There is a difference between what your gage reads and what the waste gate sees for pressure. The dash gage is connected to the engine side of the throtle body. That means that it reads the pressure/vacuum in the intake manifold. When the throttle is wide open, it will read pretty much want the turbo is putting out, however at any other position, it will read a lower pressure. The waste gate sees the pressure at the turbo outlet (for non intercooled cars) or the outlet of the intercooler for intercooled cars. The waste gate has a spring and a diaphragm - the spring acts to keep the waste gate closed and the diaphragm acts with pressure to open the waste gate. The waste gate itself is simply a round hole with a cover that allows exhaust to bypass the turbine wheel when it is open.

The actuator actually has a range of pressure where it starts to open, and will be fully open at a higher pressure. You are not likely to see or feel its effects, except that it limits the maximum boost you can get out of the turbo.

One thing that I have wanted to do is get a dual pressure gage and measure the boost both at the I/C outlet and at the manifold.
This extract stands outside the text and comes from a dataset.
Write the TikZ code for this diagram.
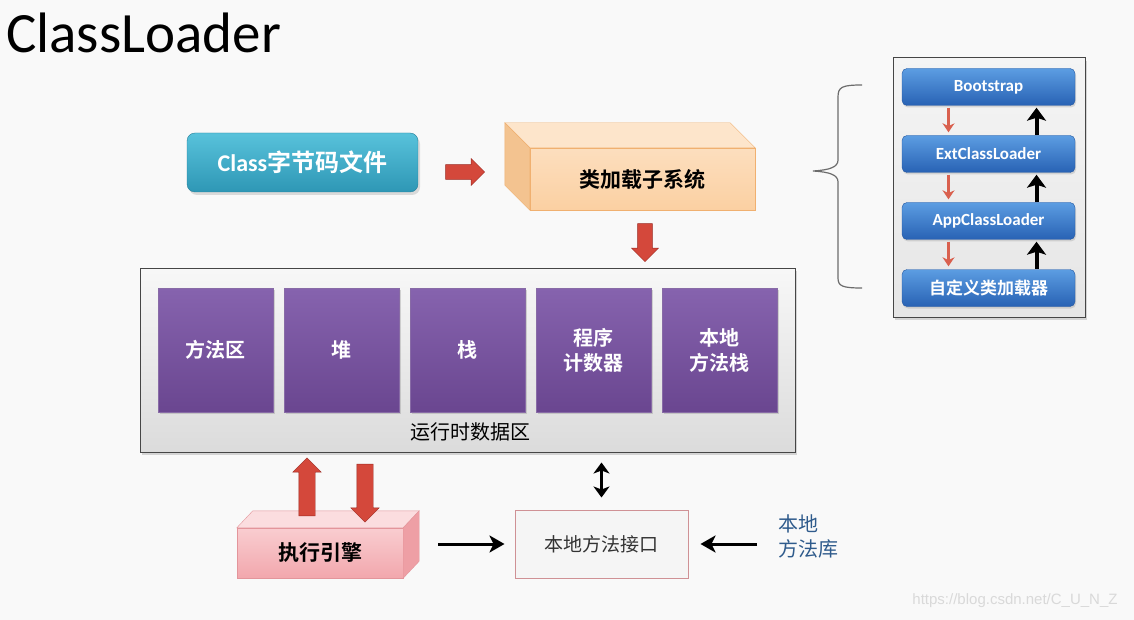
\documentclass[tikz,border=0pt]{standalone}
\usepackage{fontspec}
\setmainfont{Carlito}
\newfontfamily\cjk{Noto Sans CJK SC}[BoldFont={Noto Sans CJK SC Bold}]
\newfontfamily\wmfont{Liberation Sans}
\usetikzlibrary{shapes.arrows, arrows.meta, shadows, calc}

\definecolor{bgcol}{HTML}{F9F9F9}
\definecolor{tealtop}{HTML}{58C2DB}
\definecolor{tealbot}{HTML}{2E97B5}
\definecolor{peach}{HTML}{FBD0A2}
\definecolor{peachtop}{HTML}{FDE5CB}
\definecolor{peachside}{HTML}{F3C390}
\definecolor{peachline}{HTML}{F0B070}
\definecolor{arrred}{HTML}{D4483B}
\definecolor{arrline}{HTML}{9C2B23}
\definecolor{purptop}{HTML}{8663AE}
\definecolor{purpbot}{HTML}{6A4690}
\definecolor{pinktop}{HTML}{F9CDD0}
\definecolor{pinkbot}{HTML}{F2A7AD}
\definecolor{pinkface}{HTML}{FBDDDF}
\definecolor{pinkside}{HTML}{EE9FA5}
\definecolor{pinkline}{HTML}{E3959B}
\definecolor{bluetop}{HTML}{5C9DE2}
\definecolor{bluebot}{HTML}{2862B4}
\definecolor{thinred}{HTML}{D9604E}
\definecolor{libblue}{HTML}{2F5B8C}

\tikzset{
  clsbox/.style={rounded corners=8pt, minimum width=231pt, minimum height=59pt,
    top color=tealtop, bottom color=tealbot, draw=tealbot!85!black, text=white,
    font=\fontsize{24}{28}\selectfont\bfseries,
    drop shadow={opacity=0.25, shadow xshift=2pt, shadow yshift=-3pt}},
  frontface/.style={minimum width=#1, inner sep=0pt},
  loaderfront/.style={frontface=225pt, minimum height=62pt, top color=peach!70!white,
    bottom color=peach, draw=peachline, font=\cjk\fontsize{21}{25}\selectfont\bfseries},
  enginefront/.style={frontface=166pt, minimum height=50pt, top color=pinktop,
    bottom color=pinkbot, draw=pinkline, font=\cjk\fontsize{21}{25}\selectfont\bfseries},
  redblock/.style={single arrow, draw=arrline, fill=arrred, inner sep=7pt,
    single arrow head extend=6pt, minimum width=27pt},
  rtdabox/.style={minimum width=655pt, minimum height=184pt, top color=gray!6,
    bottom color=gray!28, draw=gray!55!black, line width=1pt,
    drop shadow={opacity=0.3, shadow xshift=2pt, shadow yshift=-3pt}},
  purplebox/.style={minimum width=115pt, minimum height=124pt, top color=purptop,
    bottom color=purpbot, draw=purpbot!80!white, text=white, align=center,
    font=\cjk\fontsize{20}{25}\selectfont\bfseries,
    drop shadow={opacity=0.3, shadow xshift=2pt, shadow yshift=-2pt}},
  nifbox/.style={minimum width=173pt, minimum height=68pt, fill=gray!8,
    draw=pinkline!80!gray, line width=1pt, text=black!80,
    font=\cjk\fontsize{19}{23}\selectfont},
  panelbox/.style={minimum width=192pt, minimum height=259pt, top color=gray!8,
    bottom color=gray!20, draw=gray!55!black, line width=1pt,
    drop shadow={opacity=0.3, shadow xshift=2pt, shadow yshift=-3pt}},
  loaderbox/.style={rounded corners=5pt, minimum width=173pt, minimum height=37pt,
    top color=bluetop, bottom color=bluebot, draw=bluebot!90!black, text=white,
    font=\fontsize{17}{20}\selectfont\bfseries,
    drop shadow={opacity=0.25, shadow xshift=1pt, shadow yshift=-2pt}},
  blkarr/.style={line width=3pt, -{Stealth[length=15pt, width=17pt, inset=4pt]}},
  upblk/.style={line width=4pt, -{Stealth[length=13pt, width=19pt, inset=3pt]}, shorten <=0.5pt, shorten >=2pt},
  redthin/.style={thinred, line width=2.4pt, -{Stealth[length=9pt, width=12pt]}, shorten <=2pt, shorten >=3pt}
}

\begin{document}
\begin{tikzpicture}[x=1pt, y=-1pt]
    % Background and page size
    \useasboundingbox (0,0) rectangle (1134,620);
    \fill[bgcol] (0,0) rectangle (1134,620);

    % Title
    \node[anchor=west, inner sep=0pt, font=\fontsize{57}{64}\selectfont] (title) at (6,33) {ClassLoader};

    % Class file and class loader subsystem
    \node[clsbox] (cls) at (302.5,162.5) {Class{\cjk\bfseries 字节码文件}};
    \node[loaderfront] (loader) at (642.5,179) {类加载子系统};
    \draw[peachline, fill=peachtop] (loader.north west) -- (loader.north east) -- ++(-25,-25)
        -- ($(loader.north west)+(-25,-25)$) -- cycle;
    \draw[peachline, fill=peachside] (loader.north west) -- (loader.south west) -- ++(-25,-25)
        -- ($(loader.north west)+(-25,-25)$) -- cycle;

    % Block arrows
    \node[redblock, minimum height=39pt] (toloader) at (461.5,172) {};
    \node[redblock, minimum height=38pt, shape border rotate=270] (todata) at (645,239) {};

    % Runtime data area
    \node[rtdabox] (rtda) at (467.5,360) {};
    \foreach \name/\lbl [count=\i] in {method/方法区, heap/堆, stack/栈, pc/{程序\\计数器}, nstack/{本地\\方法栈}}
        \node[purplebox] (\name) at ({215.5+126*(\i-1)},350) {\lbl};
    \node[font=\cjk\fontsize{20}{24}\selectfont] (rtdalbl) at (470,432) {运行时数据区};

    % Execution engine
    \node[enginefront] (engine) at (320,553) {执行引擎};
    \draw[pinkline, fill=pinkface] (engine.north west) -- (engine.north east) -- ++(16,-17)
        -- ($(engine.north west)+(16,-17)$) -- cycle;
    \draw[pinkline, fill=pinkside] (engine.north east) -- (engine.south east) -- ++(16,-17)
        -- ($(engine.north east)+(16,-17)$) -- cycle;
    \node[redblock, inner sep=8pt, minimum height=58pt, shape border rotate=90] (engup) at (307,491) {};
    \node[redblock, inner sep=8pt, minimum height=58pt, shape border rotate=270] (engdown) at (365,489) {};

    % Native interface and library
    \node[nifbox] (nif) at (601.5,544) {本地方法接口};
    \node[anchor=west, align=left, text=libblue, inner sep=0pt,
          font=\cjk\fontsize{20}{25}\selectfont] (lib) at (778,536) {本地\\方法库};
    \draw[blkarr, shorten <=35pt, shorten >=10pt] (engine.east |- nif.west) -- (nif.west);
    \draw[blkarr, shorten <=21pt, shorten >=12pt] (lib.west |- nif.east) -- (nif.east);
    \draw[line width=3pt, {Stealth[length=11pt, width=16pt, inset=3pt]}-{Stealth[length=11pt, width=16pt, inset=3pt]},
          shorten <=12pt, shorten >=10pt] (nif.north) -- (nif.north |- rtda.south);

    % Brace
    \draw[gray!85!black, line width=1.2pt] (862,85) .. controls (842,85) and (838,87) .. (838,97)
        -- (838,160) .. controls (838,167) and (830,170) .. (813,171)
        .. controls (830,172) and (838,175) .. (838,182)
        -- (838,278) .. controls (838,286) and (842,288) .. (862,288);

    % Class loader hierarchy
    \node[panelbox] (panel) at (989,187.5) {};
    \foreach \name/\lbl/\yy in {boot/Bootstrap/87, ext/ExtClassLoader/154, app/AppClassLoader/221,
                               cust/{\cjk\bfseries\fontsize{17}{20}\selectfont 自定义类加载器}/288}
        \node[loaderbox] (\name) at (988.5,\yy) {\lbl};
    \foreach \up/\dn in {boot/ext, ext/app, app/cust} {
        \draw[redthin] ([xshift=-40pt]\up.south) -- ([xshift=-40pt]\dn.north);
        \draw[upblk] ([xshift=48pt]\dn.north) -- ([xshift=48pt]\up.south);
    }

    % Watermark
    \node[text=gray!30, font=\wmfont\fontsize{15}{18}\selectfont] (wm) at (1015,601) {https://blog.csdn.net/C\_U\_N\_Z};
\end{tikzpicture}
\end{document}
That will tell me what the available boost is. One thing that happens is that at lower rpm, there is not enough exhaust flow to keep boost up - or rather that the turbine is not spinning rapidly enough to maintain full boost AND max airflow, although the pressure might be there at a low flow rate (partial throttle). Then when you open the throttle, the available boost pressure drops until the turbo gets going fast enough to supply the higher flow rate (turbo lag). I have often wondered about building a control system that used both mas air flow AND MANIFOLD pressure to control the waste gate. In other words, at low mass flows, you could allow much higher turbo outlet pressure as long as the manifold pressure did not exceed set limits, but at the higher mass flow (closer to WOT), the turbo outlet pressure would be limited to the same pressure as the manifold. A system like this would go a long way toward eliminating problems of turbo lag in the mid rpm ranges when going from partial to full throttle. --
Steve Seekins Re: Wastegate Question[200/1983] posted by philip bradley on
Wednesday, 21 October 1998, at 10:50 a.m.

If it was simple and could be done for not too much money, wouldn't some manufacturers of performance oriented turbo car have done something like that? The closest things I have seen are the Saab APC system, which a few Volvo Turbo owners have retrofitted to 200 and 700 series Turbos, and the Porsche 944 system. Both use a cycling valve that opens and closes many times per second and that is electronically controlled, to regulate boost more accurately. HKS, GReddy, Apexi and others make these for the aftermarket. These devices seem to reduce lag. The boost comes in sooner. Years ago, IPD sold the HKS and ran back to back tests on cars with the same boost level. The car with the HKS EVC made it to 60 mph 6/10 second faster than the car with the same boost level, but achieved by the ordinary bleed off method. The second device I have seen that helps is the compressor bypass valve. These recycle turbo output to the turbo input during vacuum situations and also relieve the surge of air that backs up down the turbo plumbing and into the compressor when the throttle is suddenly closed after there has been a lot of boost. Compressor bypass valves are widely reported to help throttle response, particularly between shifts, by helping to keep the turbo spooled up and not stalled out. Volvo saw fit to add these to the 700 series turbos. A few 240 owners have retrofitted them. They are widely used on other turbo cars.

Philip Bradley